Collected data ::

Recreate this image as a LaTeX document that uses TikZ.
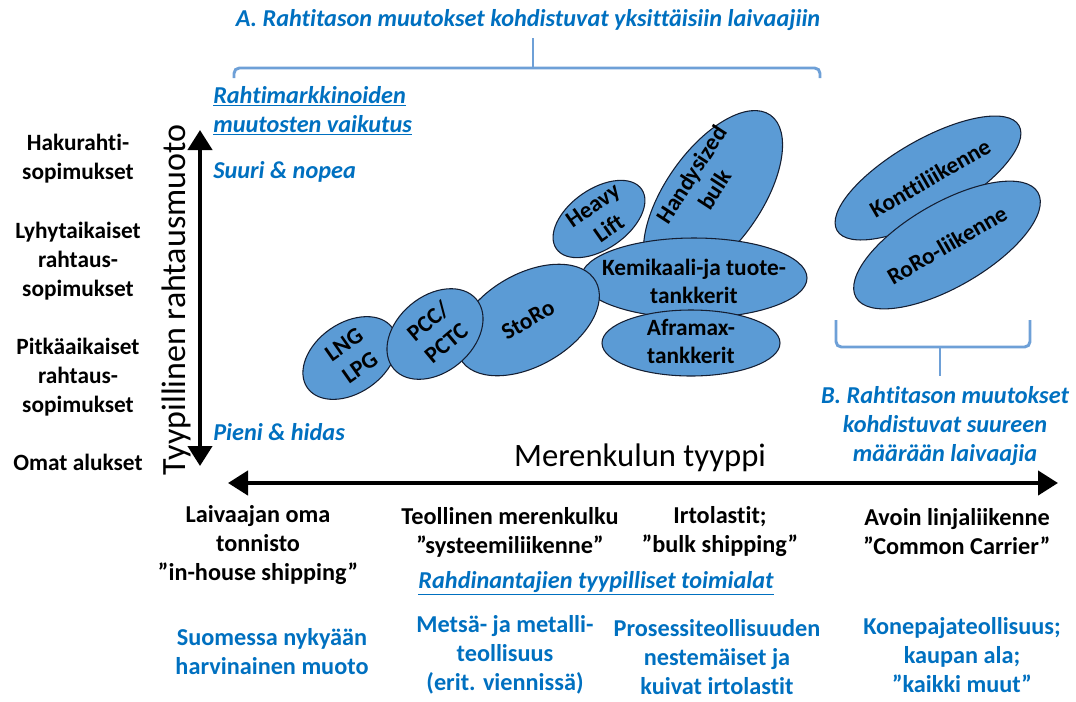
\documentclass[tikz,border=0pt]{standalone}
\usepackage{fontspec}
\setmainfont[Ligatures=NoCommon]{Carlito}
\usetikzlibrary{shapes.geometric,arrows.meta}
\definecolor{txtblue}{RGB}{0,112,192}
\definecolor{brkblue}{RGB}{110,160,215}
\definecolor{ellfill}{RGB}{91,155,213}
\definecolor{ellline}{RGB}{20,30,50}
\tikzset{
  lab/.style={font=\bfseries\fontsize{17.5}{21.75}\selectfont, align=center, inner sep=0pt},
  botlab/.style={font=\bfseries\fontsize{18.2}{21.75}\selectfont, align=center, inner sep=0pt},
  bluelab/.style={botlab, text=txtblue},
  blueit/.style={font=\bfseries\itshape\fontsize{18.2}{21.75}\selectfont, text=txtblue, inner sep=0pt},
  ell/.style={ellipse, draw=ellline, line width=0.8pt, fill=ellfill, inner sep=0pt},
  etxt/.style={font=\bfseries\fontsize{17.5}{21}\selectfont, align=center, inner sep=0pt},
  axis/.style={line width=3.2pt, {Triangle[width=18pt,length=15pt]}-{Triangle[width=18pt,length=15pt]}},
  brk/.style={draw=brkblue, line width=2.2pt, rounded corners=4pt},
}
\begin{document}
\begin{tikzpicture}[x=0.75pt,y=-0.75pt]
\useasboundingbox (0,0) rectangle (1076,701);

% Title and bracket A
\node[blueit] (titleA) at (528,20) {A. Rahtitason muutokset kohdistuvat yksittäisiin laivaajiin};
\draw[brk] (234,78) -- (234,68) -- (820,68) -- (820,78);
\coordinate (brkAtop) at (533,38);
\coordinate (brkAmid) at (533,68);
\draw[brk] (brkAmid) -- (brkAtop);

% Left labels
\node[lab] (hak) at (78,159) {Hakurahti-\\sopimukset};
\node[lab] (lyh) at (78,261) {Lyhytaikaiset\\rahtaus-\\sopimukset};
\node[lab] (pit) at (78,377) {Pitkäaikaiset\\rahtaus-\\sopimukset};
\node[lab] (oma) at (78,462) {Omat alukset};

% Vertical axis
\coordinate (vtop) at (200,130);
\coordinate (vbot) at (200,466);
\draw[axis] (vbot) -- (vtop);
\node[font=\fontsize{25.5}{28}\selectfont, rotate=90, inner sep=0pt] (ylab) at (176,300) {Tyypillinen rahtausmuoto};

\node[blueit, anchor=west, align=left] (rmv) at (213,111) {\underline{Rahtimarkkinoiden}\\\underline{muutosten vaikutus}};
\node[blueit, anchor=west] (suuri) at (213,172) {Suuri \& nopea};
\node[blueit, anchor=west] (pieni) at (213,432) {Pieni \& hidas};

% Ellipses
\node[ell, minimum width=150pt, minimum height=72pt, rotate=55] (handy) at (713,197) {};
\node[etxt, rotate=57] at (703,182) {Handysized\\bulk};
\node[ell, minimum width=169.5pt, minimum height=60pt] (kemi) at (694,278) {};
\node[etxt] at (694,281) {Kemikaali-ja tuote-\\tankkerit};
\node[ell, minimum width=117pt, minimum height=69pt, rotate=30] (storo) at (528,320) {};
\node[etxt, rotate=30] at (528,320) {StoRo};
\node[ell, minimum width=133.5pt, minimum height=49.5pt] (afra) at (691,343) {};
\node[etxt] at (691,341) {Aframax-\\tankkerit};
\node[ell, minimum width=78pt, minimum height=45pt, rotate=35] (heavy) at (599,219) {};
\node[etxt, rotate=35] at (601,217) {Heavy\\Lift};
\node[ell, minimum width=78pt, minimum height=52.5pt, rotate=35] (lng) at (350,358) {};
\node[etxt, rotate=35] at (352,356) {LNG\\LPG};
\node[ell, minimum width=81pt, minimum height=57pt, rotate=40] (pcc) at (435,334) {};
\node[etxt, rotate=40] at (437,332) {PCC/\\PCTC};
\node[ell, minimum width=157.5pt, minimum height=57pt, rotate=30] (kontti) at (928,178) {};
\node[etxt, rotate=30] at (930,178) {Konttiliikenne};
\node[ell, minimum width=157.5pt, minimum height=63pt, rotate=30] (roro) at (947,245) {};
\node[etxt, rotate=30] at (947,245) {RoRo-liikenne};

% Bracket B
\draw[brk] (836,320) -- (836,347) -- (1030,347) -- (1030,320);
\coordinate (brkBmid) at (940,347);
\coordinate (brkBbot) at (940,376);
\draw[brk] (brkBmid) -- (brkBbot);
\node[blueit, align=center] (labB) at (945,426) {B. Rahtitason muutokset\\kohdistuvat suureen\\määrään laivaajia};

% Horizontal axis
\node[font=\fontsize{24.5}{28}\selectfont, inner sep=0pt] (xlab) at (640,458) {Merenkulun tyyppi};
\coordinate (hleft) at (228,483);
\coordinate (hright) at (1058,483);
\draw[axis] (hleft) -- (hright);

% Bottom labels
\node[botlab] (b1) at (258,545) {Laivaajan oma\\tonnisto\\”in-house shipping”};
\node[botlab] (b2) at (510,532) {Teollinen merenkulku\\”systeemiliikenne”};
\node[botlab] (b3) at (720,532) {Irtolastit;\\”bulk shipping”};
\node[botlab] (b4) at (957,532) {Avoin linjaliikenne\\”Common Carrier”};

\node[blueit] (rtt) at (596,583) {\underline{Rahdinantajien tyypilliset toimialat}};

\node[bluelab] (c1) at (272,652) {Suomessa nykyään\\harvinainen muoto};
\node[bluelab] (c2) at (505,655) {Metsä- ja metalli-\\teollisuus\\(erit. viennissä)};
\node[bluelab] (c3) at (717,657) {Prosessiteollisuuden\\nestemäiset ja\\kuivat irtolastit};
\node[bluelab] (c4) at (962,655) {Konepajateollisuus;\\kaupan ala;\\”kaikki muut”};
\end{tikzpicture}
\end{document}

Short exercise :: From start to finish, output the listing exactly, but omit its pictures.

Full response ::
Recreate this image as a LaTeX document that uses TikZ.
\documentclass[tikz,border=0pt]{standalone}
\usepackage{fontspec}
\setmainfont[Ligatures=NoCommon]{Carlito}
\usetikzlibrary{shapes.geometric,arrows.meta}
\definecolor{txtblue}{RGB}{0,112,192}
\definecolor{brkblue}{RGB}{110,160,215}
\definecolor{ellfill}{RGB}{91,155,213}
\definecolor{ellline}{RGB}{20,30,50}
\tikzset{
  lab/.style={font=\bfseries\fontsize{17.5}{21.75}\selectfont, align=center, inner sep=0pt},
  botlab/.style={font=\bfseries\fontsize{18.2}{21.75}\selectfont, align=center, inner sep=0pt},
  bluelab/.style={botlab, text=txtblue},
  blueit/.style={font=\bfseries\itshape\fontsize{18.2}{21.75}\selectfont, text=txtblue, inner sep=0pt},
  ell/.style={ellipse, draw=ellline, line width=0.8pt, fill=ellfill, inner sep=0pt},
  etxt/.style={font=\bfseries\fontsize{17.5}{21}\selectfont, align=center, inner sep=0pt},
  axis/.style={line width=3.2pt, {Triangle[width=18pt,length=15pt]}-{Triangle[width=18pt,length=15pt]}},
  brk/.style={draw=brkblue, line width=2.2pt, rounded corners=4pt},
}
\begin{document}
\begin{tikzpicture}[x=0.75pt,y=-0.75pt]
\useasboundingbox (0,0) rectangle (1076,701);

% Title and bracket A
\node[blueit] (titleA) at (528,20) {A. Rahtitason muutokset kohdistuvat yksittäisiin laivaajiin};
\draw[brk] (234,78) -- (234,68) -- (820,68) -- (820,78);
\coordinate (brkAtop) at (533,38);
\coordinate (brkAmid) at (533,68);
\draw[brk] (brkAmid) -- (brkAtop);

% Left labels
\node[lab] (hak) at (78,159) {Hakurahti-\\sopimukset};
\node[lab] (lyh) at (78,261) {Lyhytaikaiset\\rahtaus-\\sopimukset};
\node[lab] (pit) at (78,377) {Pitkäaikaiset\\rahtaus-\\sopimukset};
\node[lab] (oma) at (78,462) {Omat alukset};

% Vertical axis
\coordinate (vtop) at (200,130);
\coordinate (vbot) at (200,466);
\draw[axis] (vbot) -- (vtop);
\node[font=\fontsize{25.5}{28}\selectfont, rotate=90, inner sep=0pt] (ylab) at (176,300) {Tyypillinen rahtausmuoto};

\node[blueit, anchor=west, align=left] (rmv) at (213,111) {\underline{Rahtimarkkinoiden}\\\underline{muutosten vaikutus}};
\node[blueit, anchor=west] (suuri) at (213,172) {Suuri \& nopea};
\node[blueit, anchor=west] (pieni) at (213,432) {Pieni \& hidas};

% Ellipses
\node[ell, minimum width=150pt, minimum height=72pt, rotate=55] (handy) at (713,197) {};
\node[etxt, rotate=57] at (703,182) {Handysized\\bulk};
\node[ell, minimum width=169.5pt, minimum height=60pt] (kemi) at (694,278) {};
\node[etxt] at (694,281) {Kemikaali-ja tuote-\\tankkerit};
\node[ell, minimum width=117pt, minimum height=69pt, rotate=30] (storo) at (528,320) {};
\node[etxt, rotate=30] at (528,320) {StoRo};
\node[ell, minimum width=133.5pt, minimum height=49.5pt] (afra) at (691,343) {};
\node[etxt] at (691,341) {Aframax-\\tankkerit};
\node[ell, minimum width=78pt, minimum height=45pt, rotate=35] (heavy) at (599,219) {};
\node[etxt, rotate=35] at (601,217) {Heavy\\Lift};
\node[ell, minimum width=78pt, minimum height=52.5pt, rotate=35] (lng) at (350,358) {};
\node[etxt, rotate=35] at (352,356) {LNG\\LPG};
\node[ell, minimum width=81pt, minimum height=57pt, rotate=40] (pcc) at (435,334) {};
\node[etxt, rotate=40] at (437,332) {PCC/\\PCTC};
\node[ell, minimum width=157.5pt, minimum height=57pt, rotate=30] (kontti) at (928,178) {};
\node[etxt, rotate=30] at (930,178) {Konttiliikenne};
\node[ell, minimum width=157.5pt, minimum height=63pt, rotate=30] (roro) at (947,245) {};
\node[etxt, rotate=30] at (947,245) {RoRo-liikenne};

% Bracket B
\draw[brk] (836,320) -- (836,347) -- (1030,347) -- (1030,320);
\coordinate (brkBmid) at (940,347);
\coordinate (brkBbot) at (940,376);
\draw[brk] (brkBmid) -- (brkBbot);
\node[blueit, align=center] (labB) at (945,426) {B. Rahtitason muutokset\\kohdistuvat suureen\\määrään laivaajia};

% Horizontal axis
\node[font=\fontsize{24.5}{28}\selectfont, inner sep=0pt] (xlab) at (640,458) {Merenkulun tyyppi};
\coordinate (hleft) at (228,483);
\coordinate (hright) at (1058,483);
\draw[axis] (hleft) -- (hright);

% Bottom labels
\node[botlab] (b1) at (258,545) {Laivaajan oma\\tonnisto\\”in-house shipping”};
\node[botlab] (b2) at (510,532) {Teollinen merenkulku\\”systeemiliikenne”};
\node[botlab] (b3) at (720,532) {Irtolastit;\\”bulk shipping”};
\node[botlab] (b4) at (957,532) {Avoin linjaliikenne\\”Common Carrier”};

\node[blueit] (rtt) at (596,583) {\underline{Rahdinantajien tyypilliset toimialat}};

\node[bluelab] (c1) at (272,652) {Suomessa nykyään\\harvinainen muoto};
\node[bluelab] (c2) at (505,655) {Metsä- ja metalli-\\teollisuus\\(erit. viennissä)};
\node[bluelab] (c3) at (717,657) {Prosessiteollisuuden\\nestemäiset ja\\kuivat irtolastit};
\node[bluelab] (c4) at (962,655) {Konepajateollisuus;\\kaupan ala;\\”kaikki muut”};
\end{tikzpicture}
\end{document}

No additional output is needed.